The subpoena was issued pursuant to Article 5 of “US-UK MLAT” — the Treaty Between the Government of the United States and the Government of the Kingdom of Great Britain and Northern Ireland on Mutual Legal Assistance on Criminal Matters.

U.S. District Court Judge William G. Young ordered that 85 interviews in BC’s possession be turned over for eventual transfer to the UK authorities.

The federal government contended that courts do not have discretion under the US-UK MLAT to review for relevance materials subject to a subpoena. “It states that only the Attorney General, not the courts, has discretion to decline, delay or narrow a request under the treaty,” Judge Juan R. Torruella noted for the 1st Circuit panel.

“If we were to accede to the government’s position and hold that courts must always enforce a commissioner’s subpoenas, we would be (1) allowing the executive branch to virtually exercise judicial powers by issuing subpoenas that are automatically enforced by the courts; and (2) impairing our powers by acceding to act as rubber stamps for commissioners appointed pursuant to the treaty,” the 1st Circuit reasoned.

“Such subservience is constitutionally prohibited and, ergo, we must forcefully conclude that preserving the judicial power to supervise the enforcement of subpoenas in the context of the present case, guarantees the preservation of a balance of powers,” Torruella announced.
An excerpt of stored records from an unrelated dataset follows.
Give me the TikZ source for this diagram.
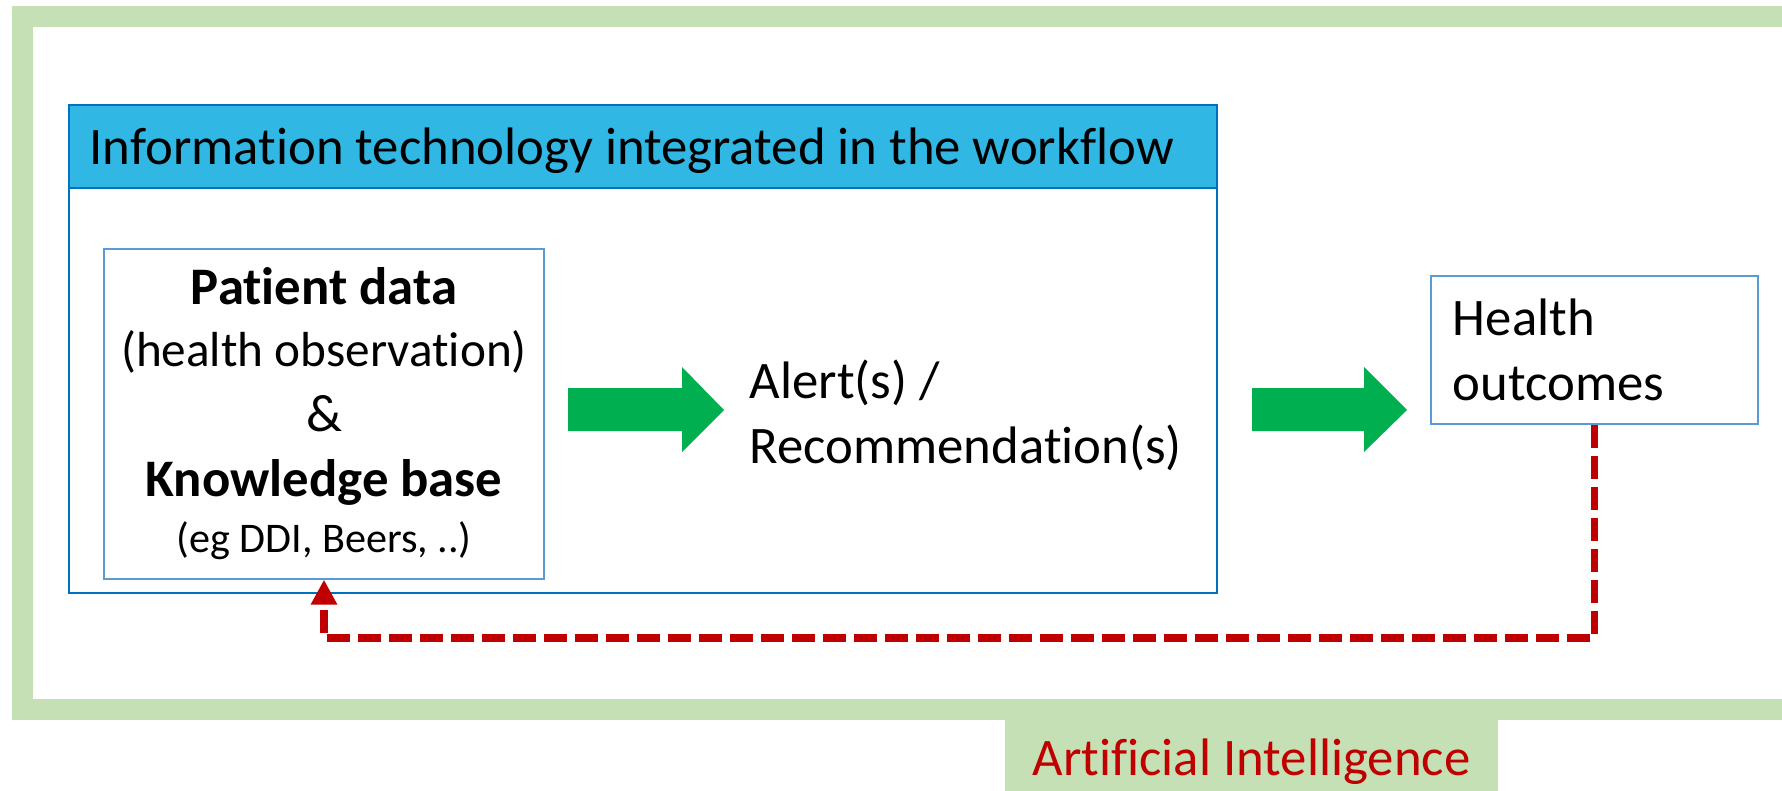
\documentclass[tikz,border=0pt]{standalone}
\usepackage{fontspec}
\setmainfont{Carlito}[Ligatures={TeX,NoCommon,NoContextual,NoRequired},RawFeature={-calt}]
\usepackage{tikz}
\usetikzlibrary{arrows.meta}

\definecolor{framegreen}{RGB}{197,224,180}
\definecolor{headblue}{RGB}{49,183,227}
\definecolor{edgeblue}{RGB}{0,112,192}
\definecolor{boxblue}{RGB}{91,155,213}
\definecolor{arrowgreen}{RGB}{0,176,80}
\definecolor{darkred}{RGB}{192,0,0}

\begin{document}
\begin{tikzpicture}[x=0.01cm, y=-0.01cm,
	every node/.style={inner sep=0pt, font=\fontsize{15}{18.5}\selectfont},
	aiframe/.style={draw=framegreen, line width=0.21cm, line join=miter},
	ailabel/.style={fill=framegreen, text=darkred, minimum width=4.93cm, minimum height=0.86cm},
	container/.style={draw=edgeblue, line width=0.6pt, minimum width=11.48cm, minimum height=4.88cm},
	header/.style={draw=edgeblue, fill=headblue, line width=0.6pt, minimum width=11.48cm, minimum height=0.83cm},
	infobox/.style={draw=boxblue, line width=0.6pt, fill=white},
	blockarrow/.style={fill=arrowgreen},
	feedback/.style={draw=darkred, line width=0.075cm, dash pattern=on 0.23cm off 0.08cm,
		-{Triangle[length=0.25cm, width=0.25cm]}}]
	\useasboundingbox (0,0) rectangle (1782,791);
	\draw [aiframe] (1800,16.5) -- (22.5,16.5) -- (22.5,709.5) -- (1800,709.5);
	\node [ailabel] (ai) at (1251.5,762) {Artificial Intelligence};
	\node [container] (workflow) at (643,349) {};
	\node [header, anchor=north west] (header) at (workflow.north west) {};
	\node [anchor=base west] (title) at (89,165) {Information technology integrated in the workflow};
	\node [infobox, minimum width=4.40cm, minimum height=3.29cm, align=center] (patient) at (324,414)
		{{\bfseries Patient data}\\[-1pt]{\fontsize{14}{18.5}\selectfont (health observation)}\\\&\\{\bfseries Knowledge base}\\[-2.5pt]
		{\fontsize{12}{14}\selectfont (eg DDI, Beers, ..)}};
	\node [anchor=west, align=left] (alert) at (749,415) {Alert(s) /\\Recommendation(s)};
	\node [infobox, minimum width=3.27cm, minimum height=1.48cm, text width=2.83cm, align=left] (health) at (1594.5,350)
		{Health\\outcomes};
	\fill [blockarrow] (568,388) -- (682,388) -- (682,367) -- (724,410) -- (682,452) -- (682,431) -- (568,431) -- cycle;
	\fill [blockarrow] (1252,388) -- (1364,388) -- (1364,367) -- (1407,410) -- (1364,452) -- (1364,431) -- (1252,431) -- cycle;
	\coordinate (loop) at (324,638);
	\draw [feedback] (health.south) |- (loop) -- (patient.south);
\end{tikzpicture}
\end{document}
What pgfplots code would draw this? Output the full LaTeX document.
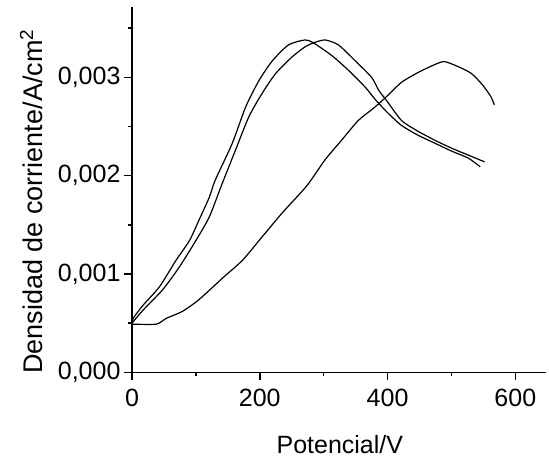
\documentclass[border=0pt]{standalone}
\usepackage{fontspec}
\setmainfont{Liberation Sans}
\usepackage{pgfplots}
\pgfplotsset{compat=1.18}

% curve 1: peak near 275 V
\pgfplotstableread{
x y
0 0.00050
2 0.00055
17 0.00068
43 0.00087
69 0.00114
90 0.00134
105 0.00155
121 0.00178
130 0.00195
157 0.00233
178 0.00270
199 0.00297
220 0.00317
245 0.00333
271 0.00338
284 0.00335
313 0.00322
339 0.00307
365 0.00290
380 0.00278
400 0.00264
422 0.00251
448 0.00241
474 0.00233
500 0.00225
526 0.00218
545 0.00209
}\curveA

% curve 2: peak near 300 V
\pgfplotstableread{
x y
0 0.00050
17 0.00063
48 0.00084
74 0.00107
100 0.00134
121 0.00158
140 0.00190
162 0.00226
183 0.00260
204 0.00284
225 0.00304
251 0.00321
271 0.00331
284 0.00335
302 0.00338
323 0.00333
349 0.00317
375 0.00300
386 0.00287
400 0.00275
422 0.00256
448 0.00245
474 0.00236
500 0.00228
526 0.00221
552 0.00214
}\curveB

% curve 3: peak near 490 V
\pgfplotstableread{
x y
0 0.00049
38 0.00049
54 0.00055
79 0.00062
105 0.00074
142 0.00096
173 0.00114
204 0.00138
235 0.00162
274 0.00190
302 0.00216
328 0.00236
354 0.00256
375 0.00267
386 0.00273
401 0.00282
422 0.00295
448 0.00305
474 0.00313
489 0.00316
510 0.00311
531 0.00304
549 0.00292
562 0.00280
567 0.00272
}\curveC

\begin{document}
\begin{tikzpicture}
\begin{axis}[
  scale only axis,
  width=414pt, height=365pt,
  xmin=0, xmax=648,
  ymin=0, ymax=0.003712,
  clip=false,
  axis lines*=left,
  axis line style={line width=1.6pt},
  every tick/.style={black, line width=1.6pt},
  tick align=outside,
  major tick length=8pt,
  minor tick length=4pt,
  xtick={0,200,400,600},
  minor xtick={100,300,500},
  ytick={0,0.001,0.002,0.003},
  minor ytick={0.0005,0.0015,0.0025,0.0035},
  scaled y ticks=false,
  yticklabel style={/pgf/number format/.cd, use comma, fixed, fixed zerofill, precision=3},
  xticklabel style={yshift=-5pt},
  /pgf/number format/assume math mode=true,
  tick label style={font=\fontsize{25}{30}\selectfont},
  xlabel={Potencial/V},
  ylabel={Densidad de corriente/A/cm\textsuperscript{2}},
  xlabel style={font=\fontsize{25}{30}\selectfont, at={(axis description cs:0.502,-0.222)}, anchor=base},
  ylabel style={font=\fontsize{27}{32}\selectfont, at={(axis description cs:-0.217,0.468)}, anchor=base},
]
\addplot[black, line width=1.2pt, smooth, tension=0.4] table {\curveA};
\addplot[black, line width=1.2pt, smooth, tension=0.4] table {\curveB};
\addplot[black, line width=1.2pt, smooth, tension=0.4] table {\curveC};
\path (axis description cs:-0.3188,-0.2458) rectangle (axis description cs:1.0072,1.02);
\end{axis}
\end{tikzpicture}
\end{document}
“In substance, we rule that the enforcement of subpoenas is an inherent judicial function which, by virtue of the doctrine of separation of powers, cannot be constitutionally divested from the courts of the United States,” the court concluded. “Nothing in the text of the US-UK MLAT, or its legislative history, has been cited by the government to lead us to conclude that the courts of the United States have been divested of an inherent judicial role that is basic to our function as judges.”

The court went on to find some of the interviews to be irrelevant.

“After carefully reviewing each of the materials in question, we find that although a number of interviewees provide information relevant to the subject matter of the subpoena and that the district court acted within its discretion in ordering their production, it abused its discretion in ordering the production of a significant number of interviews that only contain information that is in fact irrelevant to the subject matter of the subpoena,” Torruella explained.

The 29-page decision is United States v. Boston College, Lawyers Weekly No. 01-135-13.